Your team's maintenance work concentrates on two things: keeping the token pipeline accurate as designs evolve, and managing the wrapper API as teams request new capabilities. Neither is trivial, but both are vastly smaller in scope than maintaining hand-crafted components from scratch.
When a rebrand happens — new primary colour, updated typography scale, adjusted border radius — the work is: update tokens in Figma, re-export, update theme configuration, publish a new version. Every consuming application picks up the change on their next dependency update. No component rewrite required.
The Platform Needs a Clear Owner
A component platform is infrastructure. Like any infrastructure, it needs someone accountable for it — not as a side project, but as a primary responsibility.
This means a small, dedicated team (or at minimum one focused engineer paired with the UX responsible) who owns the token pipeline, reviews component proposals, manages versioning, maintains Storybook, and communicates breaking changes to consuming teams.

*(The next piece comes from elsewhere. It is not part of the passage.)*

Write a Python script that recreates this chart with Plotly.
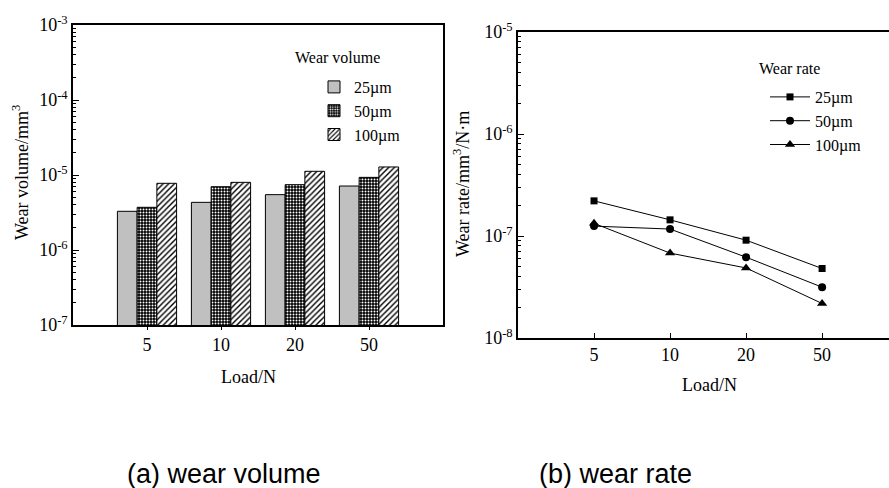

Without clear ownership, the platform drifts. Tokens fall out of sync with Figma. Components accumulate undocumented variants. Teams start working around the platform rather than through it. The investment erodes.
The Payoff: Development as Assembly
When the platform is mature, the experience of building a new feature changes fundamentally. A product team receives a Figma design built with the existing token set and components. They open Storybook, find the components they need, and assemble the page. The visual output matches the design because both are driven by the same tokens.
AI-assisted development benefits directly from this: when your component library is available as context, a coding assistant can compose pages using your actual components rather than generating arbitrary markup. The first suggestion already uses the right components, the right props, and the right naming.
The result is faster delivery, fewer design inconsistencies, lower review overhead, and a product that feels cohesive — even when built by many teams working independently.